I think the more relevant case is when the random noise is imperceptibly small. Of course you two-box if it's basically random.

So, at one point in my misspent youth I played with the idea of building an experimental Omega and looked into the subject in some detail.

In Martin Gardiner's writeup on this back in 1973 reprinted in The Night Is Large the essay explained that the core idea still works if Omega can just predict with 90% accuracy.

Your choice of ONE box pays nothing if you're predicted (incorrectly) to two box, and pays \$1M if predicted correctly at 90%, for a total EV of \$900,000 (== (0.1)0 + (0.9)1,000,000).

Your choice of TWO box pays \$1k if you're predicted (correctly) to two box, and pays \$1,001,000 if you're predicted to only one box for a total EV of \$101k (== 900 + 100,100 == (0.9)1,000 + (0.1)1,001,000).

So the expected profit from one boxing in a normal game, with Omega accuracy of 90% would be \$799k.

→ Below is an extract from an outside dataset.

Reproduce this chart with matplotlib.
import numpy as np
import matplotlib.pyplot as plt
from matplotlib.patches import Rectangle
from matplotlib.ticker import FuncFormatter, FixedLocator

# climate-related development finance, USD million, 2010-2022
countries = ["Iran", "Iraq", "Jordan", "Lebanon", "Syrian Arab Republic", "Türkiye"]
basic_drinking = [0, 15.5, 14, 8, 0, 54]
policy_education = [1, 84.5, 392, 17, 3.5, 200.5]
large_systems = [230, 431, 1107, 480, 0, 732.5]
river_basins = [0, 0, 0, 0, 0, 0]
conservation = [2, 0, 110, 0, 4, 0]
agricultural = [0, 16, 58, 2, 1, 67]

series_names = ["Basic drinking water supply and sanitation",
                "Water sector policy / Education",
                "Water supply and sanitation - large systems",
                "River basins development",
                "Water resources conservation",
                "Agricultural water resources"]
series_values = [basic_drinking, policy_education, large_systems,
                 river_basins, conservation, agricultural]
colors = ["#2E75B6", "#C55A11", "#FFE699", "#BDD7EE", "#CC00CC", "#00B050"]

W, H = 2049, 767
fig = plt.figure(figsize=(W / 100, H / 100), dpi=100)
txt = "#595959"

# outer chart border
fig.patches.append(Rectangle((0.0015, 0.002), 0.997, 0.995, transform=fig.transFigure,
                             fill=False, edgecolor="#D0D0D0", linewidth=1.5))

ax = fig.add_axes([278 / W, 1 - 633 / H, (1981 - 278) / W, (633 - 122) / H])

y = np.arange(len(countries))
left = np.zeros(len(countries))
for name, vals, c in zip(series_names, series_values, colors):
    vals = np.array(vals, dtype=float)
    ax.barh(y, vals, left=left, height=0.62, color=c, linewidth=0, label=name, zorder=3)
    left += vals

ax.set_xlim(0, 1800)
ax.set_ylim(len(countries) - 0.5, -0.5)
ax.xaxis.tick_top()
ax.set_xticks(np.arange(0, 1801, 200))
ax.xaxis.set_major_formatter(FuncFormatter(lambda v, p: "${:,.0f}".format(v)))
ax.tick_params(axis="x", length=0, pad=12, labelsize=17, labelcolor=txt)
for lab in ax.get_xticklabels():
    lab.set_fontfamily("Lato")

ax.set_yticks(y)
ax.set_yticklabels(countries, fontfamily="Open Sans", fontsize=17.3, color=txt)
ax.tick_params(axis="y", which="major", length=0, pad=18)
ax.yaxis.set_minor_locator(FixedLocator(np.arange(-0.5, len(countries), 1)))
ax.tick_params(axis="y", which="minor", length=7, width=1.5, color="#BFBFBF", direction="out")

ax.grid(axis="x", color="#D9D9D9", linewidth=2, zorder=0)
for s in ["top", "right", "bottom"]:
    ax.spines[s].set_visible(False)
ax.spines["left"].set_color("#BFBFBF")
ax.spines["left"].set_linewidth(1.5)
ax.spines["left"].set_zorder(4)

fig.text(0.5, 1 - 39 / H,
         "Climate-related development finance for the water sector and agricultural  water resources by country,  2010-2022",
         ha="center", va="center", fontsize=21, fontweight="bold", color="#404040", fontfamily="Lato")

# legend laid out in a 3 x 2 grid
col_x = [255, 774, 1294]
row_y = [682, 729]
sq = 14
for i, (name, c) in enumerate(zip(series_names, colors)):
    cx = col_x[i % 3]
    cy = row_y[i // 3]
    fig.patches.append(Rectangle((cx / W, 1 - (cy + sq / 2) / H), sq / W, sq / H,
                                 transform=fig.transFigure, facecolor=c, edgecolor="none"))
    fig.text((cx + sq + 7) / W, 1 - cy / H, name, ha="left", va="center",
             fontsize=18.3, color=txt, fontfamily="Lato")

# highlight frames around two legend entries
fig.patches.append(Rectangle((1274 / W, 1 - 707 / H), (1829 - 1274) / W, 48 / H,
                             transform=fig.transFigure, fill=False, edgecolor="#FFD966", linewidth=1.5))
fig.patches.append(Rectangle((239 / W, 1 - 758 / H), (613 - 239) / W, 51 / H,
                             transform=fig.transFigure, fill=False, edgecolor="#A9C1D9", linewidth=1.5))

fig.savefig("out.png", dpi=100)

Also, by adjusting the game's payouts we could hypothetically make any amount of genuine human predictability (even just a reliable 51% accuracy) be enough to motivate one boxing.

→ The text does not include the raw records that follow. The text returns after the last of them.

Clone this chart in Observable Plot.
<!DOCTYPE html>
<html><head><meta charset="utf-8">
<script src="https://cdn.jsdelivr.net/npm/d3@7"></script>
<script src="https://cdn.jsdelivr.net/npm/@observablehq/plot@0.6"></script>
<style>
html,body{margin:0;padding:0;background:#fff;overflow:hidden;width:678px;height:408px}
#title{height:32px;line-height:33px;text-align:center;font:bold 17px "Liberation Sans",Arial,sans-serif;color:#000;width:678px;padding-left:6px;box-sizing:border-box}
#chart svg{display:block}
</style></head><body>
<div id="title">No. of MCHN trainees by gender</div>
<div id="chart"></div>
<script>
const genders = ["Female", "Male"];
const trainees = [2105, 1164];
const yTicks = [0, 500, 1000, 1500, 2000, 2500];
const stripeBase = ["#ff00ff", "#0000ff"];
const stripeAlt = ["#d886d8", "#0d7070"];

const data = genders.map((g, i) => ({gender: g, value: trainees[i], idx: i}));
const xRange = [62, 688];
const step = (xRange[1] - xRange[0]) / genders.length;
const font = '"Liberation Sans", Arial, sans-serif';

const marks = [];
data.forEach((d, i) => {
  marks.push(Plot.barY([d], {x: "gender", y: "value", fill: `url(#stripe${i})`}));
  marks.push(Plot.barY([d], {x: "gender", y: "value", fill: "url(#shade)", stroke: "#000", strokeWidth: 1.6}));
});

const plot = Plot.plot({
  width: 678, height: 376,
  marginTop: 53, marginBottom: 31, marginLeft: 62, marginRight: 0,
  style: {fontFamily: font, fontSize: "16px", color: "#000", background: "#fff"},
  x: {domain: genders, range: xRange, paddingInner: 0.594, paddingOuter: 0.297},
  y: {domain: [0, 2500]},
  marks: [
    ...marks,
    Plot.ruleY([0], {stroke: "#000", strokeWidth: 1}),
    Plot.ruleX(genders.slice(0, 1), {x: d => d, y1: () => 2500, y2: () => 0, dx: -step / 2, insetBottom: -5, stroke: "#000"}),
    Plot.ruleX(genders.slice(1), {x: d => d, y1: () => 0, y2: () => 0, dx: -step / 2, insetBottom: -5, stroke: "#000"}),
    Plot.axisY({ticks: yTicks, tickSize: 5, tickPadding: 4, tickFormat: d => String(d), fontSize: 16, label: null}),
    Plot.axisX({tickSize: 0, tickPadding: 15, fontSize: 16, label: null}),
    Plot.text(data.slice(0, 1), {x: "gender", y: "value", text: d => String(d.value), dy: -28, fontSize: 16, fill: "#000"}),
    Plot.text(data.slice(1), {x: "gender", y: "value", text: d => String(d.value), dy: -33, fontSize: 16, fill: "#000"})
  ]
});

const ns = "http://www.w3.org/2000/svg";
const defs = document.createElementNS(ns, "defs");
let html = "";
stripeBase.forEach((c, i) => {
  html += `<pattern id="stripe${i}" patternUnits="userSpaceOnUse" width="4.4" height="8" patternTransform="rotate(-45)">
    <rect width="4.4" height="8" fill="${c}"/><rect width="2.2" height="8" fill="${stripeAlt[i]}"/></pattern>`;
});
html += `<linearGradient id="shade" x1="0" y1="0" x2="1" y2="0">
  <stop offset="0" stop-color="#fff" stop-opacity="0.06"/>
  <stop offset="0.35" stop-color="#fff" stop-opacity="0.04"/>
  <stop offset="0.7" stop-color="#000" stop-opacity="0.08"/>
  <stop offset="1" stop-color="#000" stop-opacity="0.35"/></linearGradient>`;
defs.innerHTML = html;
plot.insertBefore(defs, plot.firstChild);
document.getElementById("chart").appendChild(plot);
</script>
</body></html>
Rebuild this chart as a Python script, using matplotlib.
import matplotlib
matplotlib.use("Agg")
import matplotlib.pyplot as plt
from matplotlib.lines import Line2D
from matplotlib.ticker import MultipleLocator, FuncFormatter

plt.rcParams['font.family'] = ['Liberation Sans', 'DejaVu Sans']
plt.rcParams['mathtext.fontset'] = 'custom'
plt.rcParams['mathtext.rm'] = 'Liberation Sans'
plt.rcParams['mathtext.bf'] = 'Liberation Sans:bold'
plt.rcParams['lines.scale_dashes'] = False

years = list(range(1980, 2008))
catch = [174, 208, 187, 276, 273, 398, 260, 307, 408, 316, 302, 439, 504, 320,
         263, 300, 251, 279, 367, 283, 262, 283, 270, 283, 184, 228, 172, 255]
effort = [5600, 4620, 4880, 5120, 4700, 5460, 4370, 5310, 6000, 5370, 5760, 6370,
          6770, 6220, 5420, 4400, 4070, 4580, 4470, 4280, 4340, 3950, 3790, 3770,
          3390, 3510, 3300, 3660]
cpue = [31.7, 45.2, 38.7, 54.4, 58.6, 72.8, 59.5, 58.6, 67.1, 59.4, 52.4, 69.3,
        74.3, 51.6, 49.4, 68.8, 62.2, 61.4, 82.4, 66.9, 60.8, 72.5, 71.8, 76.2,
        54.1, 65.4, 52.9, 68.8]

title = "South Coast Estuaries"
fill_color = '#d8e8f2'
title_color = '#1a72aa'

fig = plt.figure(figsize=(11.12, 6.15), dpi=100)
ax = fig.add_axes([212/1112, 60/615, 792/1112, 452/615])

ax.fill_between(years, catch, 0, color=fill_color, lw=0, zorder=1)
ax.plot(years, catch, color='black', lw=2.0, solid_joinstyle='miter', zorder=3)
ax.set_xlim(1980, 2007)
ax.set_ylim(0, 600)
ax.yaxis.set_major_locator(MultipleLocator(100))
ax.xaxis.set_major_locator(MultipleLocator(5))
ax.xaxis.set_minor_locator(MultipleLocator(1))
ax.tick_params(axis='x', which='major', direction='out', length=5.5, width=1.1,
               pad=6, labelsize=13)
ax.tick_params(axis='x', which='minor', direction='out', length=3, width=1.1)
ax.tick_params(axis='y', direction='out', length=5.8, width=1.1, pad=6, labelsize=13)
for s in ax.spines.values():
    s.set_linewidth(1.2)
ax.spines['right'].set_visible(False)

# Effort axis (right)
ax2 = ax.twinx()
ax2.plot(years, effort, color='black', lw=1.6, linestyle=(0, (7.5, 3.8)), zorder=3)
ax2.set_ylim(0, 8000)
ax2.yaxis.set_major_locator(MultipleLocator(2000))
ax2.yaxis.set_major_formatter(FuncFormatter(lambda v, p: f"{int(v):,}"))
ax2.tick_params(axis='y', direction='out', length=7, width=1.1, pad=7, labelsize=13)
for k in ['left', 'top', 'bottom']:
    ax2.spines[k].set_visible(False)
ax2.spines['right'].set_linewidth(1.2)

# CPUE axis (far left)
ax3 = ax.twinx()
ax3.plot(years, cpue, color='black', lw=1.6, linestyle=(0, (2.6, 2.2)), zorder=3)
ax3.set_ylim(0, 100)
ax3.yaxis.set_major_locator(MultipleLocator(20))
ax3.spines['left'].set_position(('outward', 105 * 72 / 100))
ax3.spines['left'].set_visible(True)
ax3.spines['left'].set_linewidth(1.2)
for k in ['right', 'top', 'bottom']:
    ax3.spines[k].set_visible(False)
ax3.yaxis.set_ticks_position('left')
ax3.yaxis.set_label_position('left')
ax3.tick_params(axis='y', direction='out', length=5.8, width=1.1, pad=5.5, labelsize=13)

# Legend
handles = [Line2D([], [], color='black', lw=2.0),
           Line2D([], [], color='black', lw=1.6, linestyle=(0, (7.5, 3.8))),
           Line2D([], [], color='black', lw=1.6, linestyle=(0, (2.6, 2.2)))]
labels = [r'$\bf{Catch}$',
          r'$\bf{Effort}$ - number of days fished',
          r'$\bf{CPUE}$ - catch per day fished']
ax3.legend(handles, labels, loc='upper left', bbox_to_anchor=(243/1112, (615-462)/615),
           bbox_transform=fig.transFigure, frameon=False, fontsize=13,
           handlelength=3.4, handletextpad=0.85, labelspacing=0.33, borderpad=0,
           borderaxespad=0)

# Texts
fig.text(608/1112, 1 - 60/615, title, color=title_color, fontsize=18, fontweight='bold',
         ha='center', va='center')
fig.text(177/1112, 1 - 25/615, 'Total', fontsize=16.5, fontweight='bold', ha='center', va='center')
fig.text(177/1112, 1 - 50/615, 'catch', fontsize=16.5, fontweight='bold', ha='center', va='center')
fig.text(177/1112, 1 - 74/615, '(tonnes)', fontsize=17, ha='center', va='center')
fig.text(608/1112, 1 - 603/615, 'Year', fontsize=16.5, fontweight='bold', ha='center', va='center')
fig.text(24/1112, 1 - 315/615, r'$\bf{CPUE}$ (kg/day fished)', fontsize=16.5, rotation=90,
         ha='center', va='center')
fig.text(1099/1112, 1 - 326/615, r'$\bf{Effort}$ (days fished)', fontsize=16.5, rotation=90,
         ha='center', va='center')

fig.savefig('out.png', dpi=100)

The super simplistic conceptual question here is the distinction between two kinds of sincerity. One kind of sincerity is assessed at the time of the promise. The other kind of sincerity is assessed retrospectively by seeing whether the promise was upheld.

Then the standard version of the game tries to put a wedge between these concepts by supposing that maybe an initially sincere promise might be violated by the intervention of something like "free will", and it tries to make this seem slightly more magical (more of a far mode question?) by imagining that the promise was never even uttered, but rather the promise was stolen from the person by the magical mind reading "Omega" entity before the promise was ever even imagined by the person as being possible to make.

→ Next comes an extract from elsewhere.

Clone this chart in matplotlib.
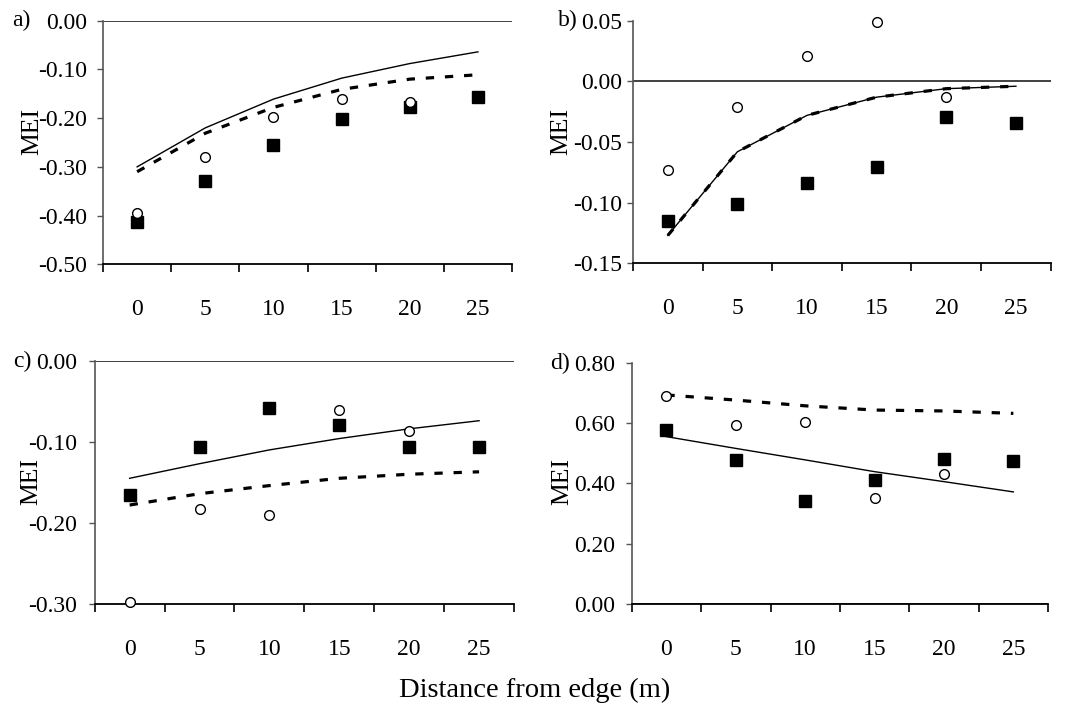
import matplotlib
matplotlib.use("Agg")
import matplotlib.pyplot as plt
import numpy as np

plt.rcParams['font.family'] = ['Liberation Serif', 'DejaVu Serif']
plt.rcParams['font.size'] = 17

dist = [0, 5, 10, 15, 20, 25]

# panel a
a_sq = [-0.414, -0.330, -0.256, -0.202, -0.178, -0.157]
a_ci = [-0.394, -0.279, -0.198, -0.161, -0.166, np.nan]
a_solid = [-0.300, -0.220, -0.161, -0.118, -0.088, -0.064]
a_dash = [-0.310, -0.231, -0.178, -0.141, -0.120, -0.111]

# panel b
b_sq = [-0.115, -0.101, -0.084, -0.071, -0.029, -0.034]
b_ci = [-0.073, -0.021, 0.021, 0.049, -0.013, np.nan]
b_solid = [-0.127, -0.058, -0.028, -0.013, -0.006, -0.004]
b_dash = [-0.127, -0.058, -0.028, -0.013, -0.006, -0.004]

# panel c
c_sq = [-0.166, -0.106, -0.058, -0.079, -0.106, -0.106]
c_ci = [-0.298, -0.183, -0.190, -0.061, -0.087, np.nan]
c_solid = [-0.145, -0.127, -0.110, -0.096, -0.084, -0.074]
c_dash = [-0.178, -0.164, -0.154, -0.145, -0.140, -0.137]

# panel d
d_sq = [0.577, 0.479, 0.342, 0.413, 0.480, 0.474]
d_ci = [0.689, 0.595, 0.605, 0.351, 0.431, np.nan]
d_solid = [0.555, 0.516, 0.478, 0.439, 0.406, 0.372]
d_dash = [0.693, 0.676, 0.657, 0.643, 0.640, 0.632]

# label, squares, circles, solid, dashed, ylim, yticks, axes rect, ylabel x, ylabel y, ytick pad, label pos
panels = [
    ("a)", a_sq, a_ci, a_solid, a_dash, (-0.5, 0.0), np.arange(-0.5, 0.01, 0.1),
     [0.0963, 0.6293, 0.3822, 0.3417], -0.147, 0.544, 7.2, (21, 20)),
    ("b)", b_sq, b_ci, b_solid, b_dash, (-0.15, 0.05), np.arange(-0.15, 0.051, 0.05),
     [0.5916, 0.6307, 0.3904, 0.3402], -0.146, 0.544, 3.6, (568, 20)),
    ("c)", c_sq, c_ci, c_solid, c_dash, (-0.3, 0.0), np.arange(-0.3, 0.01, 0.1),
     [0.0885, 0.1529, 0.3919, 0.3412], -0.126, 0.503, 8.6, (22, 361)),
    ("d)", d_sq, d_ci, d_solid, d_dash, (0.0, 0.8), np.arange(0.0, 0.81, 0.2),
     [0.5904, 0.1525, 0.3891, 0.3389], -0.141, 0.507, 7.9, (560, 363)),
]

fig = plt.figure(figsize=(10.7, 7.13), dpi=100)
x = np.arange(len(dist))

for lab, sq, ci, sol, dsh, ylim, yt, rect, ylx, yly, ypad, lpos in panels:
    ax = fig.add_axes(rect)
    ax.plot(x, sol, color='black', lw=1.0)
    ax.plot(x, dsh, color='black', lw=2.3, dashes=(2.6, 3.4))
    ax.plot(x, sq, 's', color='black', ms=8.6, zorder=4, clip_on=False)
    ax.plot(x, ci, 'o', mfc='white', mec='black', mew=1.0, ms=7.0, zorder=4, clip_on=False)
    ax.axhline(0, color='#333333', lw=1.3, zorder=1)

    ax.set_xlim(-0.5, 5.5)
    ax.set_ylim(*ylim)
    ax.set_xticks(x)
    ax.set_xticklabels([str(d) for d in dist])
    ax.set_xticks(np.arange(-0.5, 5.6, 1), minor=True)
    ax.tick_params(axis='x', which='major', length=0, pad=25)
    ax.tick_params(axis='x', which='minor', length=6, width=1.2, direction='out')
    ax.set_yticks(yt)
    ax.set_yticklabels(["%.2f" % (v + 0.0) if abs(v) > 1e-9 else "0.00" for v in yt])
    ax.tick_params(axis='y', length=4.3, width=1.0, color='#555555', pad=ypad)

    for s in ['top', 'right']:
        ax.spines[s].set_visible(False)
    ax.spines['left'].set_color('#555555')
    ax.spines['left'].set_linewidth(1.2)
    ax.spines['bottom'].set_linewidth(1.3)

    ax.set_ylabel('MEI', fontsize=18.5)
    ax.yaxis.set_label_coords(ylx, yly)

    fig.text(lpos[0] / 1070, 1 - lpos[1] / 713, lab, ha='center', va='center')

fig.text(535 / 1070, 1 - 690 / 713, 'Distance from edge (m)', ha='center', va='center', fontsize=20.5)

fig.savefig('out.png', dpi=100)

One thing that seems clear to me is that if one boxing is profitable but not certain then you might wish you could have done something in the past that would make it clear that you'll one box, so that you land in the part of Omega's calculations where the prediction is easy, rather than being one of the edge cases where Omega really has to work for its brier score.

On the other hand, the setup is also (probably purposefully) quite fishy. The promise that "you made" is originally implicit, and depending on your understanding of the game maybe extremely abstract. Omega doesn't just tell you what it predicted. If you get one box and get nothing and complain then Omega will probably try to twist it around and blame you for its failed prediction. If it all works then you seem to be getting free money, and why is anyone handing out free money?

The whole thing just "feels like the setup for a scam". Like you one box, get a million, then in your glow of positive trust you give some money to their charitable cause. Then it turns out the charitable cause was fake. Then it turns out the million dollars was counterfeit but your donation was real. Sucker!

And yet... you know, parents actually are pretty good at knowing when their kids are telling the truth or lying. And parents really do give their kids a free lunch. And it isn't really a scam, it is just normal life as a mortal human being.

But also in the end, for someone to look their parents in the eyes and promise to be home before 10PM and really mean it for reals at the time of the promise, and then be given the car keys, and then come home at 1AM... that also happens. And wouldn't it be great to just blame that on "free will" and "the 10% of the time that Omega's predictions fail"?

Looping this back around to the larger AGI question, it seems like what we're basically hoping for is to learn how to become a flawless Omega (or at least build some software that can do this job) at least for the restricted case of an AGI that we can give the car keys without fear that after it has the car keys it will play the "free will" card and grind us all up into fuel paste after promising not to.